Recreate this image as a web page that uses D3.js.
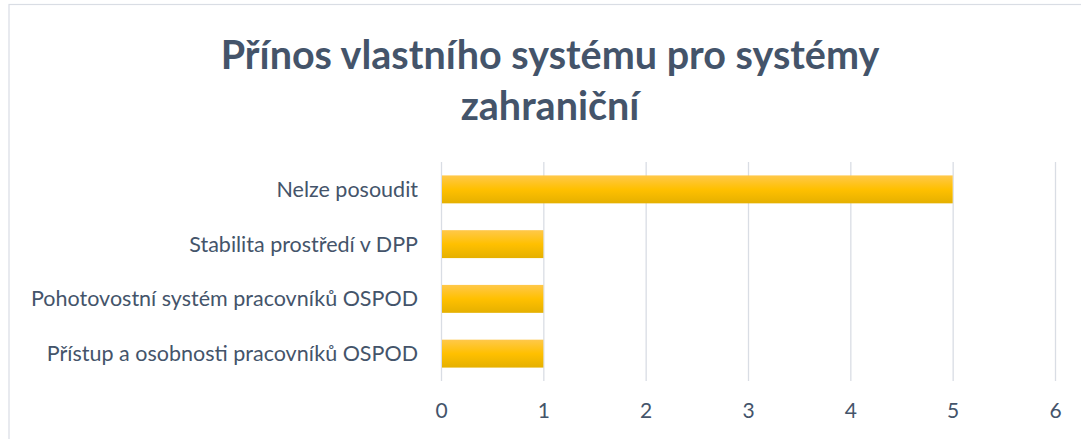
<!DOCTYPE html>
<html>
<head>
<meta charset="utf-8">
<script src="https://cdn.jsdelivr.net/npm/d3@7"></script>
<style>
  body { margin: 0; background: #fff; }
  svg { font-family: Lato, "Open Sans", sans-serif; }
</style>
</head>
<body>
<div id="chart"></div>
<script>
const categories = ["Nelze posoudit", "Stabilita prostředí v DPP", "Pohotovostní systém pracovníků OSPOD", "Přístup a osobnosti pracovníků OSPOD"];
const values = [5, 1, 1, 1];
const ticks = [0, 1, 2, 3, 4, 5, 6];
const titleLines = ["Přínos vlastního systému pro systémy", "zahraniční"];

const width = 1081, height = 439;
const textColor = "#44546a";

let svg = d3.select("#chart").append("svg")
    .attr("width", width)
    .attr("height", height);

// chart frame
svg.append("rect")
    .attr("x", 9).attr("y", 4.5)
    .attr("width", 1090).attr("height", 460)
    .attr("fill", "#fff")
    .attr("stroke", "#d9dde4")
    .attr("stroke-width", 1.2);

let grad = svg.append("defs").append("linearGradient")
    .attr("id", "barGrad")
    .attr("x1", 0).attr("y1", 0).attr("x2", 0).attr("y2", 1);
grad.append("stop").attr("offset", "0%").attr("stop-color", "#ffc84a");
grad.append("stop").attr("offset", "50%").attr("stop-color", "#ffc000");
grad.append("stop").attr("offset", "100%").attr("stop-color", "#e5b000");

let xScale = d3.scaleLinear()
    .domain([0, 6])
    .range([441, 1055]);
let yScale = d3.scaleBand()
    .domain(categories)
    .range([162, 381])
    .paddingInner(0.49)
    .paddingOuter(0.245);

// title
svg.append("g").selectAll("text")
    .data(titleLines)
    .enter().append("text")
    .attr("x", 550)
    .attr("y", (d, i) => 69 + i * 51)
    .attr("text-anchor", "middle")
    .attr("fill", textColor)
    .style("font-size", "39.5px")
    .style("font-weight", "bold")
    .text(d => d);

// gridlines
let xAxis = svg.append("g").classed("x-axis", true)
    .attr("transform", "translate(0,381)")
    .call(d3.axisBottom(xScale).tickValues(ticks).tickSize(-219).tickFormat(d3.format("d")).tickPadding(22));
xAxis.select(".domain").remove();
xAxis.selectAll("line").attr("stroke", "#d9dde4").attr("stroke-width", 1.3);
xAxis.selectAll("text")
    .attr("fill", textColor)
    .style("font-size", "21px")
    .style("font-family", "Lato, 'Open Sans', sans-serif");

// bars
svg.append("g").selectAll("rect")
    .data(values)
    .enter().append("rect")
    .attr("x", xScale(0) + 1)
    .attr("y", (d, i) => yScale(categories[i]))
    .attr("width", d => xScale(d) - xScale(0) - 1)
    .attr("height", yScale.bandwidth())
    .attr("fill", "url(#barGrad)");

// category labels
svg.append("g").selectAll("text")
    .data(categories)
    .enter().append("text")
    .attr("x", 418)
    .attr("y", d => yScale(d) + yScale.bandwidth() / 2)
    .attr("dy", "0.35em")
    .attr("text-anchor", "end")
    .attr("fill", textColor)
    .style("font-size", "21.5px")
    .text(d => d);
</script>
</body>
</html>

=-=-=

Task objective
Return each line of the data, keeping its wording exact and omitting pictures.

Output below
Recreate this image as a web page that uses D3.js.
<!DOCTYPE html>
<html>
<head>
<meta charset="utf-8">
<script src="https://cdn.jsdelivr.net/npm/d3@7"></script>
<style>
  body { margin: 0; background: #fff; }
  svg { font-family: Lato, "Open Sans", sans-serif; }
</style>
</head>
<body>
<div id="chart"></div>
<script>
const categories = ["Nelze posoudit", "Stabilita prostředí v DPP", "Pohotovostní systém pracovníků OSPOD", "Přístup a osobnosti pracovníků OSPOD"];
const values = [5, 1, 1, 1];
const ticks = [0, 1, 2, 3, 4, 5, 6];
const titleLines = ["Přínos vlastního systému pro systémy", "zahraniční"];

const width = 1081, height = 439;
const textColor = "#44546a";

let svg = d3.select("#chart").append("svg")
    .attr("width", width)
    .attr("height", height);

// chart frame
svg.append("rect")
    .attr("x", 9).attr("y", 4.5)
    .attr("width", 1090).attr("height", 460)
    .attr("fill", "#fff")
    .attr("stroke", "#d9dde4")
    .attr("stroke-width", 1.2);

let grad = svg.append("defs").append("linearGradient")
    .attr("id", "barGrad")
    .attr("x1", 0).attr("y1", 0).attr("x2", 0).attr("y2", 1);
grad.append("stop").attr("offset", "0%").attr("stop-color", "#ffc84a");
grad.append("stop").attr("offset", "50%").attr("stop-color", "#ffc000");
grad.append("stop").attr("offset", "100%").attr("stop-color", "#e5b000");

let xScale = d3.scaleLinear()
    .domain([0, 6])
    .range([441, 1055]);
let yScale = d3.scaleBand()
    .domain(categories)
    .range([162, 381])
    .paddingInner(0.49)
    .paddingOuter(0.245);

// title
svg.append("g").selectAll("text")
    .data(titleLines)
    .enter().append("text")
    .attr("x", 550)
    .attr("y", (d, i) => 69 + i * 51)
    .attr("text-anchor", "middle")
    .attr("fill", textColor)
    .style("font-size", "39.5px")
    .style("font-weight", "bold")
    .text(d => d);

// gridlines
let xAxis = svg.append("g").classed("x-axis", true)
    .attr("transform", "translate(0,381)")
    .call(d3.axisBottom(xScale).tickValues(ticks).tickSize(-219).tickFormat(d3.format("d")).tickPadding(22));
xAxis.select(".domain").remove();
xAxis.selectAll("line").attr("stroke", "#d9dde4").attr("stroke-width", 1.3);
xAxis.selectAll("text")
    .attr("fill", textColor)
    .style("font-size", "21px")
    .style("font-family", "Lato, 'Open Sans', sans-serif");

// bars
svg.append("g").selectAll("rect")
    .data(values)
    .enter().append("rect")
    .attr("x", xScale(0) + 1)
    .attr("y", (d, i) => yScale(categories[i]))
    .attr("width", d => xScale(d) - xScale(0) - 1)
    .attr("height", yScale.bandwidth())
    .attr("fill", "url(#barGrad)");

// category labels
svg.append("g").selectAll("text")
    .data(categories)
    .enter().append("text")
    .attr("x", 418)
    .attr("y", d => yScale(d) + yScale.bandwidth() / 2)
    .attr("dy", "0.35em")
    .attr("text-anchor", "end")
    .attr("fill", textColor)
    .style("font-size", "21.5px")
    .text(d => d);
</script>
</body>
</html>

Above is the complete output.